***** RECORDS PROVIDED *****
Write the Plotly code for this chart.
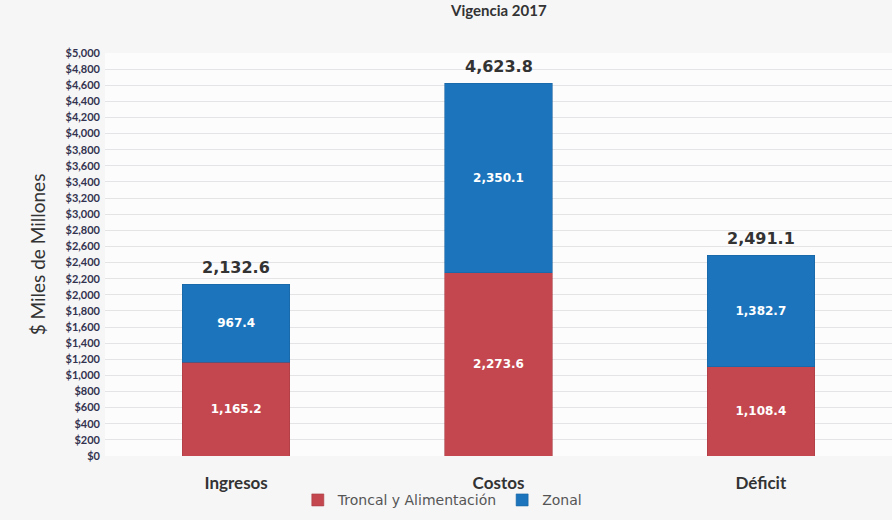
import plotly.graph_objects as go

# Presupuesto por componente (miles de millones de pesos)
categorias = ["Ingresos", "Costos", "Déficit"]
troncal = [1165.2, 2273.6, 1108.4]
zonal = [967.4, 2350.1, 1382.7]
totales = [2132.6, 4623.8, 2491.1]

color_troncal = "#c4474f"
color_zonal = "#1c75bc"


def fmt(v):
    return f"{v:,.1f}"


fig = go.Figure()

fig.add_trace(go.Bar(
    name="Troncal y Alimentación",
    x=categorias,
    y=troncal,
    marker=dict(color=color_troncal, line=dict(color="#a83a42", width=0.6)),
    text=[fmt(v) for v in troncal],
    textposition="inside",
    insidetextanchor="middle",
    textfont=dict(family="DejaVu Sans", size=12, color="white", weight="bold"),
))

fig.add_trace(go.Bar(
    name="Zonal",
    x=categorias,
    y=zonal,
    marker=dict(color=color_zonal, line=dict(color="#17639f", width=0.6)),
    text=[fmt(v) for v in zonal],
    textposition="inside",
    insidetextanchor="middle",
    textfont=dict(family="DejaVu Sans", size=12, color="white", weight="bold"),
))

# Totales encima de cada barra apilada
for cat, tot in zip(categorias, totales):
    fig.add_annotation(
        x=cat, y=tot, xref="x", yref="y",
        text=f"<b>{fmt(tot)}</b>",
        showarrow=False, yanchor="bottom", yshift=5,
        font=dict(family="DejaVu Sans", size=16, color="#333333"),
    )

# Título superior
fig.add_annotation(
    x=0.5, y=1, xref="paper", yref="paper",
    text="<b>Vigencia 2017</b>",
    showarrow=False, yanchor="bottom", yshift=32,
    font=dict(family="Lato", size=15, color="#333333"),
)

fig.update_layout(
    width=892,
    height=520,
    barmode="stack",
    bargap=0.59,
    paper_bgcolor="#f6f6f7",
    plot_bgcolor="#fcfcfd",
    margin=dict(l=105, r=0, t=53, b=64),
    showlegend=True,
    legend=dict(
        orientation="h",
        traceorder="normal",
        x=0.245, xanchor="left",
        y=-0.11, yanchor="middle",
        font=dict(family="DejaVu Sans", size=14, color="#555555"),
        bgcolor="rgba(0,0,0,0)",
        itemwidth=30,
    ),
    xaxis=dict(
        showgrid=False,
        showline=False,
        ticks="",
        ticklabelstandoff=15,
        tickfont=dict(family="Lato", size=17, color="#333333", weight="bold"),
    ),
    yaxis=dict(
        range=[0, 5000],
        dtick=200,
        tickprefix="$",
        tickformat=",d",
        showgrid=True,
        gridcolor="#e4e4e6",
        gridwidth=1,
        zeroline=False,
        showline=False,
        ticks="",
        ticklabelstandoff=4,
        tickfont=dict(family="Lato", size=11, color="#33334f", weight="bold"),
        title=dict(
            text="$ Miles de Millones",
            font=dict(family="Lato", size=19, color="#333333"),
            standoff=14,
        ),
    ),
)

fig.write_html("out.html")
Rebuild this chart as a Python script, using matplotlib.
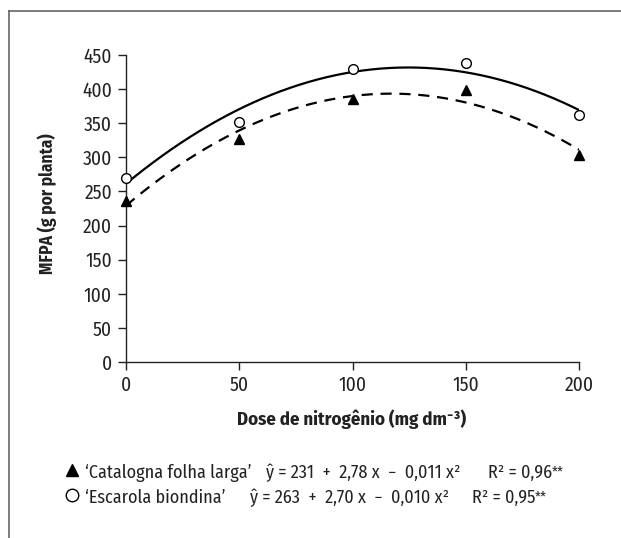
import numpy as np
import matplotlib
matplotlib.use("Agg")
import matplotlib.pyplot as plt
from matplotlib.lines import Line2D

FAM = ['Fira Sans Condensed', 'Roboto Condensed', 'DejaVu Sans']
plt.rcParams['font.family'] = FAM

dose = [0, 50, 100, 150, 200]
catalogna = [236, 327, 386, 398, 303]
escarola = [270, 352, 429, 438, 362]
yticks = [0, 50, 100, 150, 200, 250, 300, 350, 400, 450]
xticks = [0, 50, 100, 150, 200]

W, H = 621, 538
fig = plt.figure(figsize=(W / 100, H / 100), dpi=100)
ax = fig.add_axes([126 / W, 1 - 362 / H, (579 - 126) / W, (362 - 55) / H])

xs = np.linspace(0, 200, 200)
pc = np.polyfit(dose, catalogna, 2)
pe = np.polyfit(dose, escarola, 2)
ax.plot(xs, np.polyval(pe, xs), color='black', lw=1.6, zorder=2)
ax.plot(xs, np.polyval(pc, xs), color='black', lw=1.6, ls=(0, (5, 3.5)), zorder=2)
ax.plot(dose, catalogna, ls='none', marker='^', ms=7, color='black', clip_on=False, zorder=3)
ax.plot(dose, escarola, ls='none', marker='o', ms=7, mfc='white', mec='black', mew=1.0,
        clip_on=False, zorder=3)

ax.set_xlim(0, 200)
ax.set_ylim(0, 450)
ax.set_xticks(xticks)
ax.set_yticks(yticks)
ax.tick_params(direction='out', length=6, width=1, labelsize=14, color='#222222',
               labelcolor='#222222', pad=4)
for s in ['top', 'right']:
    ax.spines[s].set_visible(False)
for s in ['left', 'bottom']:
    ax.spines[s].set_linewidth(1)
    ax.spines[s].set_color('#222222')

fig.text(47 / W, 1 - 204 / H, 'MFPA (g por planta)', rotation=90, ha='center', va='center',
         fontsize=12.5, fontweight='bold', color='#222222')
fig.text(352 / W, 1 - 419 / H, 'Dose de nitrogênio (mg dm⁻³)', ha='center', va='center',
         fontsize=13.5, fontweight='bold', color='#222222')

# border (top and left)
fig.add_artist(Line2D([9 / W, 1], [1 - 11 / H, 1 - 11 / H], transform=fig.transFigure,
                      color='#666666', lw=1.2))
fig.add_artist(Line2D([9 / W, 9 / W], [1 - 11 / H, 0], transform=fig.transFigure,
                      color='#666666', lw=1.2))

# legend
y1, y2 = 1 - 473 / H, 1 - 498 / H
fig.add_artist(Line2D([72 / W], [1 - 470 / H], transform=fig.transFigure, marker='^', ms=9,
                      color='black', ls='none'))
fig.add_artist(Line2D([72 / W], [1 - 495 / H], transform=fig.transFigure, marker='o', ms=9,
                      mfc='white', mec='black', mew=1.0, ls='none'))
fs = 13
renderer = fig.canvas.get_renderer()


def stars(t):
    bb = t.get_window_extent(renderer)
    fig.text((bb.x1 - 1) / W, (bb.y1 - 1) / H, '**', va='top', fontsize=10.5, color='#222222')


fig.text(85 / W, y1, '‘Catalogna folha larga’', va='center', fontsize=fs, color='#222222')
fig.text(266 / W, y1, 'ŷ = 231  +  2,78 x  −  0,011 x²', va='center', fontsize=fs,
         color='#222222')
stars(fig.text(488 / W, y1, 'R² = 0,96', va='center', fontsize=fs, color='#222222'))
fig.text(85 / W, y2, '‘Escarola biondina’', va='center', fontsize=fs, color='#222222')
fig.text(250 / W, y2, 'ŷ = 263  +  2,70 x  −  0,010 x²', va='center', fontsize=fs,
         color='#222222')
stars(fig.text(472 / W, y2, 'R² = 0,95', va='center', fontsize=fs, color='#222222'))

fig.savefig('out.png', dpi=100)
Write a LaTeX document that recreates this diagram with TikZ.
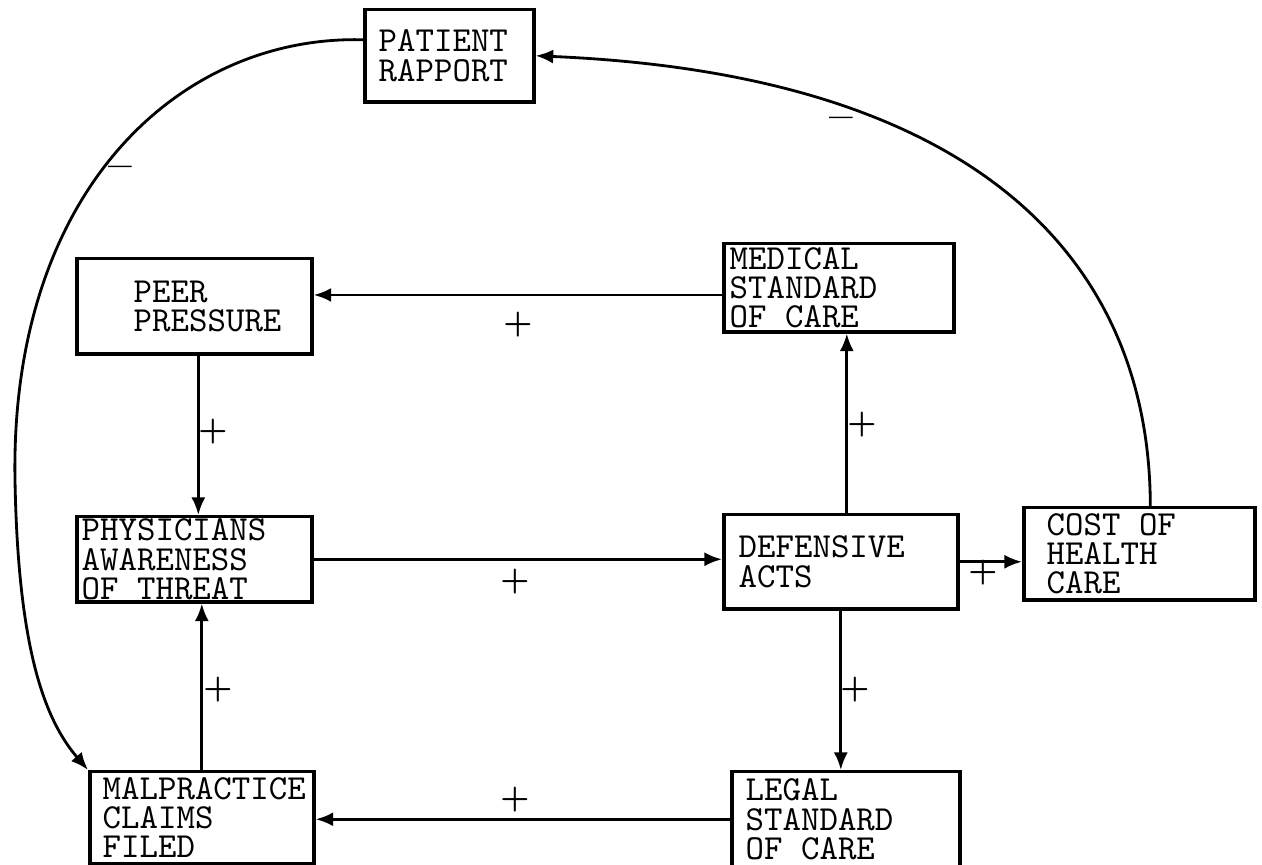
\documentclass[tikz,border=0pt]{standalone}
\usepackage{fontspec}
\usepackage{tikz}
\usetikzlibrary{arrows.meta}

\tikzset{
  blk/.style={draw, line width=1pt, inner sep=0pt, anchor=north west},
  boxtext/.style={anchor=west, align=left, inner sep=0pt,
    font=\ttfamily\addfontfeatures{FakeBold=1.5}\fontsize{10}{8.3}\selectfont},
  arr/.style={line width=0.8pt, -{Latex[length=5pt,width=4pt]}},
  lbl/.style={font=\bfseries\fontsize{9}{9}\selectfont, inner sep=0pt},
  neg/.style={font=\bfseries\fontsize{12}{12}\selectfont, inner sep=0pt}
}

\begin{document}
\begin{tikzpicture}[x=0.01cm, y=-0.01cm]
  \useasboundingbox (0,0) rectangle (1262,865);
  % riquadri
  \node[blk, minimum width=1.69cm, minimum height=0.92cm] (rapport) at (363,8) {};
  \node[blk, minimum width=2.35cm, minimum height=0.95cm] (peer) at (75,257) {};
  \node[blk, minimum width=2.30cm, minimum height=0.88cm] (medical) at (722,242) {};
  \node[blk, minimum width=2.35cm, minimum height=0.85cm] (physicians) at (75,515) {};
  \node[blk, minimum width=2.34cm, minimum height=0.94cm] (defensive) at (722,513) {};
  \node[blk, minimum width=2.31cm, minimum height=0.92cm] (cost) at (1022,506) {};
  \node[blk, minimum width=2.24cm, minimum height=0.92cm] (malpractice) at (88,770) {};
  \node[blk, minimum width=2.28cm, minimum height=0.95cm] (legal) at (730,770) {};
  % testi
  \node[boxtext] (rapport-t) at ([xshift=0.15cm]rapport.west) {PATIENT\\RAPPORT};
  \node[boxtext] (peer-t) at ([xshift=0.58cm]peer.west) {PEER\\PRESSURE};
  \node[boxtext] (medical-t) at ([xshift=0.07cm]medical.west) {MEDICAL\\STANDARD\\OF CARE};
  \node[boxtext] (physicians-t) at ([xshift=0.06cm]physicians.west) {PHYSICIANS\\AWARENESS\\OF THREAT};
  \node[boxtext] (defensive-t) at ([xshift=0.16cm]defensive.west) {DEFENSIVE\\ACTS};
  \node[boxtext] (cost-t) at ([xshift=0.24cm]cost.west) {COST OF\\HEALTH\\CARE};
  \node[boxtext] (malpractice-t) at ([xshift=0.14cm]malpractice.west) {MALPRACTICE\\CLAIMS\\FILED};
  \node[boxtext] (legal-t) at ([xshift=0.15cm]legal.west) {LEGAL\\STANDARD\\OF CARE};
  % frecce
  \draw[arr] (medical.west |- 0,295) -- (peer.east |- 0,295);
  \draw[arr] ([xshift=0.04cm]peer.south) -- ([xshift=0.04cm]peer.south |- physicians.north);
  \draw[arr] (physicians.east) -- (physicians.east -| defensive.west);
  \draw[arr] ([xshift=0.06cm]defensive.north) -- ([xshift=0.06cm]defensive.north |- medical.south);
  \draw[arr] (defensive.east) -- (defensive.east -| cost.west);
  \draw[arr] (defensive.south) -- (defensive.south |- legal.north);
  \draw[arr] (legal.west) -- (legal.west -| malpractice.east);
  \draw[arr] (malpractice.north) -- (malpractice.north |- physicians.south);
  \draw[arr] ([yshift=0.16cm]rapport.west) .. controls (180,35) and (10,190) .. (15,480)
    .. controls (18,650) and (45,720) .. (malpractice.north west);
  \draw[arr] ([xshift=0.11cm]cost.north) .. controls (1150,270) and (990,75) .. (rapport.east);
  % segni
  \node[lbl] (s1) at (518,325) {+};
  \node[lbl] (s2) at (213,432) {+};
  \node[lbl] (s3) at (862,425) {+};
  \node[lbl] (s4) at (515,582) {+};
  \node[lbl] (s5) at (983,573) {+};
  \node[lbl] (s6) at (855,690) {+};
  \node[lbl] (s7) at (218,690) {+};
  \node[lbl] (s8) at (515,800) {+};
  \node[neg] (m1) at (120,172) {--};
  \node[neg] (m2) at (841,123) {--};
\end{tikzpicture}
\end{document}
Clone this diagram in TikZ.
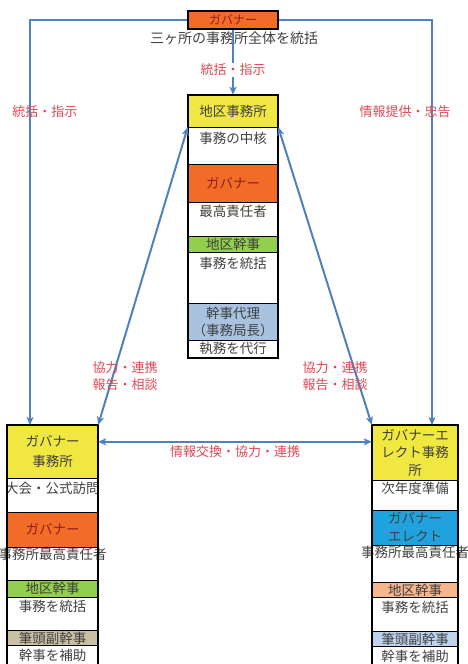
*****
All lines from the start of the entries above through the line containing "import plotly.graph_objects as go" are to be given again exactly; the pictures are not.

§ CORRECT OUTPUT
Write the Plotly code for this chart.
import plotly.graph_objects as go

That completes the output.